Air crews searching in Southeast Asia for the AirAsia jet that vanished Sunday with 162 people aboard spotted bodies and debris floating in the Java Sea off the coast of Bornea Tuesday.
Airline officials confirmed that the bodies and debris are from the missing flight, according to the Washington Post.
"AirAsia Indonesia regrets to inform that The National Search and Rescue Agency Republic of Indonesia today confirmed that the debris found earlier today is indeed from QZ8501, the flight that had lost contact with air traffic control on the morning of 28th," the airline said in a statement.
Lt. Tri Wibowo, a co-pilot of an Air Force Hercules C130 that was part of the search, said his team saw dozens of floating bodies and aircraft debris off the coast of Borneo.
This confirms what Indonesian rescue officials indicated Monday, that the plane likely is at the bottom of the sea, according to CNN.
A rescue official said sonar equipment has located the wreckage, according to CNN.
Forty bodies have been recovered, Indonesian Navy officials told Reuters Tuesday.
The airline said in a statement that it was inviting family members to Surabaya, "where a dedicated team of care providers will be assigned to each family to ensure that all of their needs are met."
Pictures of floating bodies were broadcast on television and relatives of the missing already gathered at a crisis center in Surabaya wept with heads in their hands. Several people collapsed in grief and were helped away, according to Reuters.
"My heart is filled with sadness for all the families involved in QZ 8501," AirAsia CEO Tony Fernandes tweeted. "On behalf of AirAsia my condolences to all.

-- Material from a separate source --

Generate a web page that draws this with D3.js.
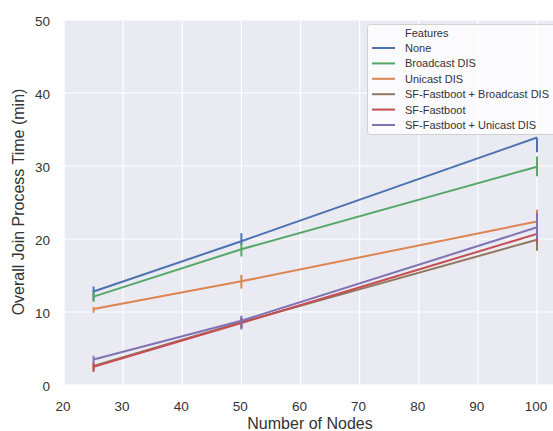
<!DOCTYPE html>
<html><head><meta charset="utf-8">
<script src="https://cdn.jsdelivr.net/npm/d3@7"></script>
<style>
html,body{margin:0;padding:0;background:#fff;}
svg{display:block;}
text{font-family:"Liberation Sans",Arial,Helvetica,sans-serif;}
</style></head>
<body>
<svg id="chart" width="553" height="431"></svg>
<script>
const nodes = [25, 50, 100];
const seriesNames = ["None","Broadcast DIS","Unicast DIS","SF-Fastboot + Broadcast DIS","SF-Fastboot","SF-Fastboot + Unicast DIS"];
const seriesColors = ["#4c72b0","#55a868","#dd8452","#937860","#c44e52","#8172b3"];
const meanNone = [12.8, 19.7, 33.9];
const meanBroadcast = [12.1, 18.6, 29.9];
const meanUnicast = [10.4, 14.2, 22.4];
const meanSFBroadcast = [2.6, 8.6, 19.9];
const meanSF = [2.5, 8.5, 20.7];
const meanSFUnicast = [3.5, 8.8, 21.6];
const lowNone = [11.6, 19.2, 31.9];
const highNone = [13.5, 20.8, 33.9];
const lowBroadcast = [11.4, 17.6, 28.6];
const highBroadcast = [12.8, 19.4, 31.3];
const lowUnicast = [9.9, 13.2, 21.5];
const highUnicast = [10.7, 15.1, 24.0];
const lowSFBroadcast = [2.0, 8.0, 18.4];
const highSFBroadcast = [3.0, 9.2, 20.8];
const lowSF = [1.8, 7.8, 19.5];
const highSF = [3.0, 9.2, 22.0];
const lowSFUnicast = [3.0, 7.6, 20.0];
const highSFUnicast = [4.0, 9.5, 23.6];
const xTicks = [20,30,40,50,60,70,80,90,100];
const yTicks = [0,10,20,30,40,50];

const means = [meanNone, meanBroadcast, meanUnicast, meanSFBroadcast, meanSF, meanSFUnicast];
const lows = [lowNone, lowBroadcast, lowUnicast, lowSFBroadcast, lowSF, lowSFUnicast];
const highs = [highNone, highBroadcast, highUnicast, highSFBroadcast, highSF, highSFUnicast];

const svg = d3.select("#chart");
const L = 64, T = 20, B = 385;
const x = d3.scaleLinear().domain([20, 100]).range([L, 537]);
const xEnd = x(103.75);
const y = d3.scaleLinear().domain([0, 50]).range([B, T]);

svg.append("rect").attr("x", L).attr("y", T).attr("width", xEnd - L).attr("height", B - T).attr("fill", "#eaeaf2");

const g = svg.append("g");
g.selectAll(".gx").data(xTicks).enter().append("line")
  .attr("x1", d => x(d)).attr("x2", d => x(d)).attr("y1", T).attr("y2", B)
  .attr("stroke", "#fff").attr("stroke-width", 1.2);
g.selectAll(".gy").data(yTicks).enter().append("line")
  .attr("x1", L).attr("x2", xEnd).attr("y1", d => y(d)).attr("y2", d => y(d))
  .attr("stroke", "#fff").attr("stroke-width", 1.2);

// tick labels
svg.selectAll(".xt").data(xTicks).enter().append("text")
  .attr("x", d => x(d) - 1).attr("y", 411).attr("text-anchor", "middle")
  .attr("font-size", 13.5).attr("fill", "#333").text(d => d);
svg.selectAll(".yt").data(yTicks).enter().append("text")
  .attr("x", 50).attr("y", d => y(d) + 5.5).attr("text-anchor", "end")
  .attr("font-size", 13.5).attr("fill", "#333").text(d => d);

svg.append("text").attr("x", 310).attr("y", 429).attr("text-anchor", "middle")
  .attr("font-size", 16).attr("fill", "#333").text("Number of Nodes");
svg.append("text").attr("transform", "translate(24,202) rotate(-90)").attr("text-anchor", "middle")
  .attr("font-size", 16).attr("fill", "#333").text("Overall Join Process Time (min)");

const line = d3.line().x(d => x(d[0])).y(d => y(d[1]));
seriesNames.forEach((name, i) => {
  const pts = nodes.map((n, j) => [n, means[i][j]]);
  const sg = svg.append("g");
  sg.append("path").datum(pts).attr("d", line).attr("fill", "none")
    .attr("stroke", seriesColors[i]).attr("stroke-width", 2);
  sg.selectAll("line").data(nodes).enter().append("line")
    .attr("x1", d => x(d)).attr("x2", d => x(d))
    .attr("y1", (d, j) => y(lows[i][j])).attr("y2", (d, j) => y(highs[i][j]))
    .attr("stroke", seriesColors[i]).attr("stroke-width", 2);
});

// legend
const lg = svg.append("g");
lg.append("rect").attr("x", 367.5).attr("y", 24.5).attr("width", 190).attr("height", 110)
  .attr("rx", 3).attr("fill", "#fff").attr("fill-opacity", 0.8).attr("stroke", "#d0d0d0");
lg.append("text").attr("x", 405).attr("y", 37).attr("font-size", 11).attr("fill", "#333").text("Features");
seriesNames.forEach((name, i) => {
  const yy = 48 + i * 15.4;
  lg.append("line").attr("x1", 372).attr("x2", 395).attr("y1", yy).attr("y2", yy)
    .attr("stroke", seriesColors[i]).attr("stroke-width", 2);
  lg.append("text").attr("x", 405).attr("y", yy + 4).attr("font-size", 11).attr("fill", "#333").text(name);
});
</script>
</body></html>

Words cannot express how sorry I am."
Fernandes indicated he was on his way to Surabaya.
Search and rescue teams are diverting all their resources to where the debris is located, authorities told CNN. The area is about 6 miles from the aircraft's last known location over the Java Sea, off the coast of Indonesia's Central Kalimantan province on Borneo.
Officials originally held out hope for survivors but said they were preparing for the worst, according to USA Today.
The search operation involved 30 ships and 15 aircraft.
AirAsia Flight 8501 lost contact with air control early Sunday morning while en route from Surabaya, Indonesia to Singapore.
The plane went missing over Java Sea after one of the plane's pilots asked to divert from the route because of inclement weather, CNN reported.
No Americans were on the flight, according to the airline. Of the people on board, 155 are Indonesian, three are South Korean, one is British, one is French, one is Singaporian and one is Malaysian.
Seventeen of the passengers are children, airline officials said.
"We are deeply shocked and saddened by this incident," AirAsia Indonesia CEO Sunu Widyatmoko said in a statement. "We are cooperating with the relevant authorities to the fullest extent to determine the cause of this incident. In the meantime, our main priority is keeping the families of our passengers and colleagues informed on the latest developments."
AirAsia CEO Tony Fernandes said via his Twitter account that this is his worst "nightmare."
"I am touched by the massive show of support especially from my fellow airlines," he tweeted.
The missing plane is the third incident this year to involve Malaysia, according to the Associated Press. In March, Flight 370 disappeared. There were 239 people on board.
In July, Flight 17 was shot down over the Ukraine, and all 298 people on board were killed.
A report from Bloomberg says more than 80 aircraft have gone missing worldwide since 1948, with an average of 1-2 per year.